**Task description:**
Print only the lines from the top of the data through the line with "const mainCtx = canvas.getContext('2d');", both included, skipping every picture.

**Material:**
>> Begin

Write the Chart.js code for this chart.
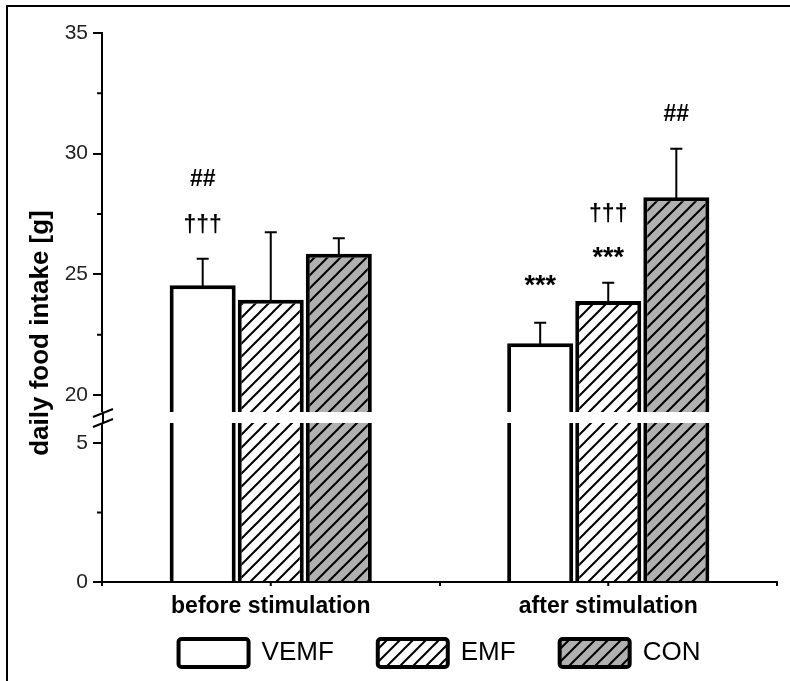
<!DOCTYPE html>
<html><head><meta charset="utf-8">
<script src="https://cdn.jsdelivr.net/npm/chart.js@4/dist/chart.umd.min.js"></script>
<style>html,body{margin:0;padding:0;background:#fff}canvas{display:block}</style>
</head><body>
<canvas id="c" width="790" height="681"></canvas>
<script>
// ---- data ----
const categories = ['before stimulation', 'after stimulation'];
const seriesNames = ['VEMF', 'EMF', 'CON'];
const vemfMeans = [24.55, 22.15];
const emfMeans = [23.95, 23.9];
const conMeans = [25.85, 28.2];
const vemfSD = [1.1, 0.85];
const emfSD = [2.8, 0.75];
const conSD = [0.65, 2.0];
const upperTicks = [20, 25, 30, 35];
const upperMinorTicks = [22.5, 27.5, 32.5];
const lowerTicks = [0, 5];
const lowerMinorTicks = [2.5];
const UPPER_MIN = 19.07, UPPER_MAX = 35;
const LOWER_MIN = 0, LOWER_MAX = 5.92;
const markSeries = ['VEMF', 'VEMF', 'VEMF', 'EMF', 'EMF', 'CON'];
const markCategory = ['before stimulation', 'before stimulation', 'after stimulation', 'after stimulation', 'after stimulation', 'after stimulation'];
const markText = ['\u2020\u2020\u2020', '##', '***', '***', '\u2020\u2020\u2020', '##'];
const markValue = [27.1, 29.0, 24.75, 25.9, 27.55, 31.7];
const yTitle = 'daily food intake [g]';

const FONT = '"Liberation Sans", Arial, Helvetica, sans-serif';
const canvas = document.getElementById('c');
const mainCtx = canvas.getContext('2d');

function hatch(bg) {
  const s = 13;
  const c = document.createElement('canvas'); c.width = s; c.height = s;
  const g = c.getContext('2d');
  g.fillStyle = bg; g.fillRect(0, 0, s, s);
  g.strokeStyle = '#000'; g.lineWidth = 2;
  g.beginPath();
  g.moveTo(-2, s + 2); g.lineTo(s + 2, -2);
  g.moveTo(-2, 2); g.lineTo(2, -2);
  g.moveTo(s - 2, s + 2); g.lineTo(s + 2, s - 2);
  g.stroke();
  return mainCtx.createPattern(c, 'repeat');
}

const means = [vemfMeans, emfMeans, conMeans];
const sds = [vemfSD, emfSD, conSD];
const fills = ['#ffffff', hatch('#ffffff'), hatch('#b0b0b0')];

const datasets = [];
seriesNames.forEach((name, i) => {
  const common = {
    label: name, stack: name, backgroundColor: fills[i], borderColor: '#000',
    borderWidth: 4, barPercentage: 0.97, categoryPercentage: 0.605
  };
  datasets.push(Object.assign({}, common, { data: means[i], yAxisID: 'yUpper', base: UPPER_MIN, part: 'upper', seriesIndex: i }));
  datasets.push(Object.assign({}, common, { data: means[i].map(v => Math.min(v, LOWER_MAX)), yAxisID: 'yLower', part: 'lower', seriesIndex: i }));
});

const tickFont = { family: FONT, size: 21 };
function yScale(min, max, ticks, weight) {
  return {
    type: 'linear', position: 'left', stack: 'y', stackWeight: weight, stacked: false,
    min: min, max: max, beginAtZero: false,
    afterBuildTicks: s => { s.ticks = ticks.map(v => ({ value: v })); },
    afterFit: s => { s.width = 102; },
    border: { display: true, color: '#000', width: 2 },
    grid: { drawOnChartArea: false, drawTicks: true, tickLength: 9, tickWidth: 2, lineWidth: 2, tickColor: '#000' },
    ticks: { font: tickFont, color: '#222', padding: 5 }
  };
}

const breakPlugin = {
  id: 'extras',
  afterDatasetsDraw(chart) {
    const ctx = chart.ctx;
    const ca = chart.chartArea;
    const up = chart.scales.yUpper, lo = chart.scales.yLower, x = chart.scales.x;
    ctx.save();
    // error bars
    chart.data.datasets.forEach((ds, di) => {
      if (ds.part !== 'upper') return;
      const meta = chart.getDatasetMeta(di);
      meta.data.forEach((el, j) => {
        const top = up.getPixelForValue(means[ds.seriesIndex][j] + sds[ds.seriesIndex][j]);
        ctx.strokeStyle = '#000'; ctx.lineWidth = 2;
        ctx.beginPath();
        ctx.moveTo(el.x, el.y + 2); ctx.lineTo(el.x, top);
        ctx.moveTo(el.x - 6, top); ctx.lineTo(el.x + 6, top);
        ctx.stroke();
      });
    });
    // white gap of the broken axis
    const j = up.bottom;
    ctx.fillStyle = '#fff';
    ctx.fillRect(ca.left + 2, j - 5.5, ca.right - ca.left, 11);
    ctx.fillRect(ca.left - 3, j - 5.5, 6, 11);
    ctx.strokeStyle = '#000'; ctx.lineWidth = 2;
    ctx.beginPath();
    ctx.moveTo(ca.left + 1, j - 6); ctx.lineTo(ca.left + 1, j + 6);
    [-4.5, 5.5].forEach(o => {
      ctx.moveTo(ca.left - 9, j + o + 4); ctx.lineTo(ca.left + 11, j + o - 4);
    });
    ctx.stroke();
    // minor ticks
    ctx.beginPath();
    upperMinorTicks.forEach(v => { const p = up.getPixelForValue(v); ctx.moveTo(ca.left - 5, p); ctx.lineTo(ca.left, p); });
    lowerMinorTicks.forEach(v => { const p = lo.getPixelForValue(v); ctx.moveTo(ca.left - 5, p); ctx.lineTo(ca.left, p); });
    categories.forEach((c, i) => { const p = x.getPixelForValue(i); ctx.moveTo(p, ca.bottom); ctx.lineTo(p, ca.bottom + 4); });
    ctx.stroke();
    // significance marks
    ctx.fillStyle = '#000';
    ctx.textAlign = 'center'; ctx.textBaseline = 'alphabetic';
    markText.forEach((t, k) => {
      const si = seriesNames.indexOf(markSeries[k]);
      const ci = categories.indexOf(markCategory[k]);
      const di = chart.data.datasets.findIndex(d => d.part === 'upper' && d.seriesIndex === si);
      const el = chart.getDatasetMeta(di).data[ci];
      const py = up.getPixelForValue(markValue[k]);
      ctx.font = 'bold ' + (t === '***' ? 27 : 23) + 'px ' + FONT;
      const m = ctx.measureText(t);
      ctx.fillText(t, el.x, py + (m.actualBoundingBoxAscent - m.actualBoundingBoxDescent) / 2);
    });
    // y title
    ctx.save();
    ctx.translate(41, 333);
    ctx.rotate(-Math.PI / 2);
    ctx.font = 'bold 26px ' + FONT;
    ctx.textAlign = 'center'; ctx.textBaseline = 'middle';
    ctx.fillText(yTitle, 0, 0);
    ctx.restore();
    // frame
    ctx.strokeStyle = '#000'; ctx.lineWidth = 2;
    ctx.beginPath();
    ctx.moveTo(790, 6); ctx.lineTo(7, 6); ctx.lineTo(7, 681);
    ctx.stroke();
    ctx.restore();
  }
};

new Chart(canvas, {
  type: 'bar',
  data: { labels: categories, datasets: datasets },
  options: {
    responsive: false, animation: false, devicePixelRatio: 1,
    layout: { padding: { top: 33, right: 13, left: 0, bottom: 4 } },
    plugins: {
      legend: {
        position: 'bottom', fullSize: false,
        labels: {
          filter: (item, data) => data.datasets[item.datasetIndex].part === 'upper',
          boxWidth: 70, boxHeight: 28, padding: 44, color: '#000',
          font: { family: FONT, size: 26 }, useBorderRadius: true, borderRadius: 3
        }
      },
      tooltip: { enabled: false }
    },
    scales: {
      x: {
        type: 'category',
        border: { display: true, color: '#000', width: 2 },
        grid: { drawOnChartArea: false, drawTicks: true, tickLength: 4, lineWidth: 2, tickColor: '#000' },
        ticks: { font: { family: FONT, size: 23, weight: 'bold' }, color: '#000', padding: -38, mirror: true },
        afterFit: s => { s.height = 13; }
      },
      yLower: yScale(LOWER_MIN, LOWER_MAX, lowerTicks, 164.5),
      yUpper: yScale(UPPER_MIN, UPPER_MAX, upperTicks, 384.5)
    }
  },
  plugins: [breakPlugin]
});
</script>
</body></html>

>> End

**Problem solution:**
Write the Chart.js code for this chart.
<!DOCTYPE html>
<html><head><meta charset="utf-8">
<script src="https://cdn.jsdelivr.net/npm/chart.js@4/dist/chart.umd.min.js"></script>
<style>html,body{margin:0;padding:0;background:#fff}canvas{display:block}</style>
</head><body>
<canvas id="c" width="790" height="681"></canvas>
<script>
// ---- data ----
const categories = ['before stimulation', 'after stimulation'];
const seriesNames = ['VEMF', 'EMF', 'CON'];
const vemfMeans = [24.55, 22.15];
const emfMeans = [23.95, 23.9];
const conMeans = [25.85, 28.2];
const vemfSD = [1.1, 0.85];
const emfSD = [2.8, 0.75];
const conSD = [0.65, 2.0];
const upperTicks = [20, 25, 30, 35];
const upperMinorTicks = [22.5, 27.5, 32.5];
const lowerTicks = [0, 5];
const lowerMinorTicks = [2.5];
const UPPER_MIN = 19.07, UPPER_MAX = 35;
const LOWER_MIN = 0, LOWER_MAX = 5.92;
const markSeries = ['VEMF', 'VEMF', 'VEMF', 'EMF', 'EMF', 'CON'];
const markCategory = ['before stimulation', 'before stimulation', 'after stimulation', 'after stimulation', 'after stimulation', 'after stimulation'];
const markText = ['\u2020\u2020\u2020', '##', '***', '***', '\u2020\u2020\u2020', '##'];
const markValue = [27.1, 29.0, 24.75, 25.9, 27.55, 31.7];
const yTitle = 'daily food intake [g]';

const FONT = '"Liberation Sans", Arial, Helvetica, sans-serif';
const canvas = document.getElementById('c');
const mainCtx = canvas.getContext('2d');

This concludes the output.